▶

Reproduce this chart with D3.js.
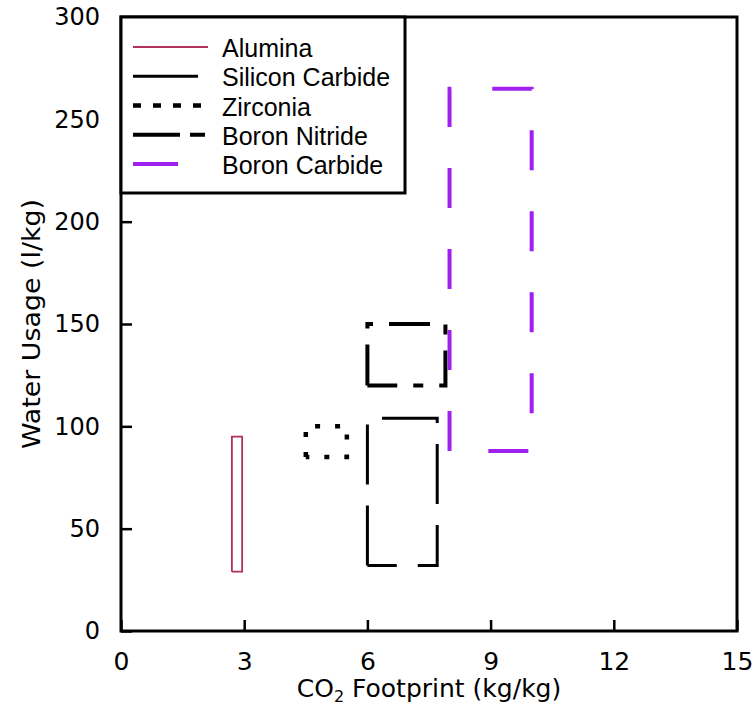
<!DOCTYPE html>
<html>
<head>
<meta charset="utf-8">
<script src="https://cdn.jsdelivr.net/npm/d3@7"></script>
<style>
  html, body { margin: 0; padding: 0; background: #fff; }
  svg { display: block; }
</style>
</head>
<body>
<svg id="chart" width="753" height="708"></svg>
<script>
// Ranges of CO2 footprint and water usage per material (drawn as rectangles)
const materials = ["Alumina", "Silicon Carbide", "Zirconia", "Boron Nitride", "Boron Carbide"];
const co2Min   = [2.7, 6.0, 4.5, 6.0, 8.0];
const co2Max   = [2.95, 7.7, 5.5, 7.9, 10.0];
const waterMin = [29, 32, 85, 120, 88];
const waterMax = [95, 104, 100, 150, 265];

const xTicks = [0, 3, 6, 9, 12, 15];
const yTicks = [0, 50, 100, 150, 200, 250, 300];

// Line styles per material: colour, width, dash pattern in the plot and in the key
const styles = [
  { color: "#b03060", width: 1.8, dash: null,          keyDash: null,          keyLen: 75 },
  { color: "#000000", width: 3,   dash: "60,21",       keyDash: null,          keyLen: 65 },
  { color: "#000000", width: 4.5, dash: "5,15",        keyDash: "8,12",        keyLen: 72 },
  { color: "#000000", width: 4,   dash: "41,16,10,16", keyDash: "47,10,15,20", keyLen: 72 },
  { color: "#a020f0", width: 4,   dash: "40,41",       keyDash: "45,40",       keyLen: 45 }
];

const svg = d3.select("#chart");
const margin = { left: 121, right: 16, top: 17, bottom: 77 };
const W = 753, H = 708;

const x = d3.scaleLinear().domain([0, 15]).range([margin.left, W - margin.right]);
const y = d3.scaleLinear().domain([0, 300]).range([H - margin.bottom, margin.top]);

const FONT = "'DejaVu Sans', Verdana, sans-serif";
const KEYFONT = "'Liberation Sans', Arial, sans-serif";

// Rectangles: start at lower-left corner, go up, right, down, back
const data = materials.map((m, i) => ({
  name: m, x0: co2Min[i], x1: co2Max[i], y0: waterMin[i], y1: waterMax[i], style: styles[i]
}));

const line = d3.line().x(d => x(d[0])).y(d => y(d[1]));

svg.append("g")
  .selectAll("path")
  .data(data)
  .join("path")
  .attr("d", d => line([[d.x0, d.y0], [d.x0, d.y1], [d.x1, d.y1], [d.x1, d.y0], [d.x0, d.y0]]))
  .attr("fill", "none")
  .attr("stroke", d => d.style.color)
  .attr("stroke-width", d => d.style.width)
  .attr("stroke-dasharray", d => d.style.dash)
  .attr("stroke-linejoin", "miter");

// Axes: ticks point inward
const xAxis = d3.axisBottom(x).tickValues(xTicks).tickSize(-11).tickPadding(21).tickFormat(d3.format("d"));
const yAxis = d3.axisLeft(y).tickValues(yTicks).tickSize(-11).tickPadding(21).tickFormat(d3.format("d"));

const gx = svg.append("g").attr("transform", `translate(0,${y(0)})`).call(xAxis);
const gy = svg.append("g").attr("transform", `translate(${x(0)},0)`).call(yAxis);

[gx, gy].forEach(g => {
  g.select(".domain").remove();
  g.selectAll(".tick line").attr("stroke", "#000").attr("stroke-width", 2.5);
  g.selectAll(".tick text").attr("fill", "#000").attr("font-family", FONT).attr("font-size", 24);
});
gx.selectAll(".tick text").attr("dy", "0.71em").attr("font-size", 25);

// Plot frame
svg.append("rect")
  .attr("x", x(0)).attr("y", y(300))
  .attr("width", x(15) - x(0)).attr("height", y(0) - y(300))
  .attr("fill", "none").attr("stroke", "#000").attr("stroke-width", 3);

// Axis titles
const xt = svg.append("text")
  .attr("x", (x(0) + x(15)) / 2).attr("y", 697)
  .attr("text-anchor", "middle")
  .attr("font-family", FONT).attr("font-size", 25).attr("fill", "#000");
xt.append("tspan").text("CO");
xt.append("tspan").attr("font-size", 16).attr("dy", 5).text("2");
xt.append("tspan").attr("dy", -5).text(" Footprint (kg/kg)");

svg.append("text")
  .attr("transform", `translate(40,${(y(0) + y(300)) / 2}) rotate(-90)`)
  .attr("text-anchor", "middle")
  .attr("font-family", FONT).attr("font-size", 25).attr("fill", "#000")
  .attr("textLength", 250).attr("lengthAdjust", "spacingAndGlyphs")
  .text("Water Usage (l/kg)");

// Key
const key = svg.append("g");
key.append("rect")
  .attr("x", x(0)).attr("y", y(300))
  .attr("width", 284).attr("height", 176)
  .attr("fill", "#fff").attr("stroke", "#000").attr("stroke-width", 3);

const rows = key.selectAll("g.row").data(data).join("g")
  .attr("class", "row")
  .attr("transform", (d, i) => `translate(133,${47 + i * 29.25})`);

rows.append("line")
  .attr("x1", 0).attr("x2", d => d.style.keyLen)
  .attr("y1", 0).attr("y2", 0)
  .attr("stroke", d => d.style.color)
  .attr("stroke-width", d => d.style.width)
  .attr("stroke-dasharray", d => d.style.keyDash);

rows.append("text")
  .attr("x", 89).attr("y", 10)
  .attr("font-family", KEYFONT).attr("font-size", 25).attr("fill", "#000")
  .text(d => d.name);
</script>
</body>
</html>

◀

Your objective: Using the material above, set down every line exactly, but skip the pictures.

The result:
Reproduce this chart with D3.js.
<!DOCTYPE html>
<html>
<head>
<meta charset="utf-8">
<script src="https://cdn.jsdelivr.net/npm/d3@7"></script>
<style>
  html, body { margin: 0; padding: 0; background: #fff; }
  svg { display: block; }
</style>
</head>
<body>
<svg id="chart" width="753" height="708"></svg>
<script>
// Ranges of CO2 footprint and water usage per material (drawn as rectangles)
const materials = ["Alumina", "Silicon Carbide", "Zirconia", "Boron Nitride", "Boron Carbide"];
const co2Min   = [2.7, 6.0, 4.5, 6.0, 8.0];
const co2Max   = [2.95, 7.7, 5.5, 7.9, 10.0];
const waterMin = [29, 32, 85, 120, 88];
const waterMax = [95, 104, 100, 150, 265];

const xTicks = [0, 3, 6, 9, 12, 15];
const yTicks = [0, 50, 100, 150, 200, 250, 300];

// Line styles per material: colour, width, dash pattern in the plot and in the key
const styles = [
  { color: "#b03060", width: 1.8, dash: null,          keyDash: null,          keyLen: 75 },
  { color: "#000000", width: 3,   dash: "60,21",       keyDash: null,          keyLen: 65 },
  { color: "#000000", width: 4.5, dash: "5,15",        keyDash: "8,12",        keyLen: 72 },
  { color: "#000000", width: 4,   dash: "41,16,10,16", keyDash: "47,10,15,20", keyLen: 72 },
  { color: "#a020f0", width: 4,   dash: "40,41",       keyDash: "45,40",       keyLen: 45 }
];

const svg = d3.select("#chart");
const margin = { left: 121, right: 16, top: 17, bottom: 77 };
const W = 753, H = 708;

const x = d3.scaleLinear().domain([0, 15]).range([margin.left, W - margin.right]);
const y = d3.scaleLinear().domain([0, 300]).range([H - margin.bottom, margin.top]);

const FONT = "'DejaVu Sans', Verdana, sans-serif";
const KEYFONT = "'Liberation Sans', Arial, sans-serif";

// Rectangles: start at lower-left corner, go up, right, down, back
const data = materials.map((m, i) => ({
  name: m, x0: co2Min[i], x1: co2Max[i], y0: waterMin[i], y1: waterMax[i], style: styles[i]
}));

const line = d3.line().x(d => x(d[0])).y(d => y(d[1]));

svg.append("g")
  .selectAll("path")
  .data(data)
  .join("path")
  .attr("d", d => line([[d.x0, d.y0], [d.x0, d.y1], [d.x1, d.y1], [d.x1, d.y0], [d.x0, d.y0]]))
  .attr("fill", "none")
  .attr("stroke", d => d.style.color)
  .attr("stroke-width", d => d.style.width)
  .attr("stroke-dasharray", d => d.style.dash)
  .attr("stroke-linejoin", "miter");

// Axes: ticks point inward
const xAxis = d3.axisBottom(x).tickValues(xTicks).tickSize(-11).tickPadding(21).tickFormat(d3.format("d"));
const yAxis = d3.axisLeft(y).tickValues(yTicks).tickSize(-11).tickPadding(21).tickFormat(d3.format("d"));

const gx = svg.append("g").attr("transform", `translate(0,${y(0)})`).call(xAxis);
const gy = svg.append("g").attr("transform", `translate(${x(0)},0)`).call(yAxis);

[gx, gy].forEach(g => {
  g.select(".domain").remove();
  g.selectAll(".tick line").attr("stroke", "#000").attr("stroke-width", 2.5);
  g.selectAll(".tick text").attr("fill", "#000").attr("font-family", FONT).attr("font-size", 24);
});
gx.selectAll(".tick text").attr("dy", "0.71em").attr("font-size", 25);

// Plot frame
svg.append("rect")
  .attr("x", x(0)).attr("y", y(300))
  .attr("width", x(15) - x(0)).attr("height", y(0) - y(300))
  .attr("fill", "none").attr("stroke", "#000").attr("stroke-width", 3);

// Axis titles
const xt = svg.append("text")
  .attr("x", (x(0) + x(15)) / 2).attr("y", 697)
  .attr("text-anchor", "middle")
  .attr("font-family", FONT).attr("font-size", 25).attr("fill", "#000");
xt.append("tspan").text("CO");
xt.append("tspan").attr("font-size", 16).attr("dy", 5).text("2");
xt.append("tspan").attr("dy", -5).text(" Footprint (kg/kg)");

svg.append("text")
  .attr("transform", `translate(40,${(y(0) + y(300)) / 2}) rotate(-90)`)
  .attr("text-anchor", "middle")
  .attr("font-family", FONT).attr("font-size", 25).attr("fill", "#000")
  .attr("textLength", 250).attr("lengthAdjust", "spacingAndGlyphs")
  .text("Water Usage (l/kg)");

// Key
const key = svg.append("g");
key.append("rect")
  .attr("x", x(0)).attr("y", y(300))
  .attr("width", 284).attr("height", 176)
  .attr("fill", "#fff").attr("stroke", "#000").attr("stroke-width", 3);

const rows = key.selectAll("g.row").data(data).join("g")
  .attr("class", "row")
  .attr("transform", (d, i) => `translate(133,${47 + i * 29.25})`);

rows.append("line")
  .attr("x1", 0).attr("x2", d => d.style.keyLen)
  .attr("y1", 0).attr("y2", 0)
  .attr("stroke", d => d.style.color)
  .attr("stroke-width", d => d.style.width)
  .attr("stroke-dasharray", d => d.style.keyDash);

rows.append("text")
  .attr("x", 89).attr("y", 10)
  .attr("font-family", KEYFONT).attr("font-size", 25).attr("fill", "#000")
  .text(d => d.name);
</script>
</body>
</html>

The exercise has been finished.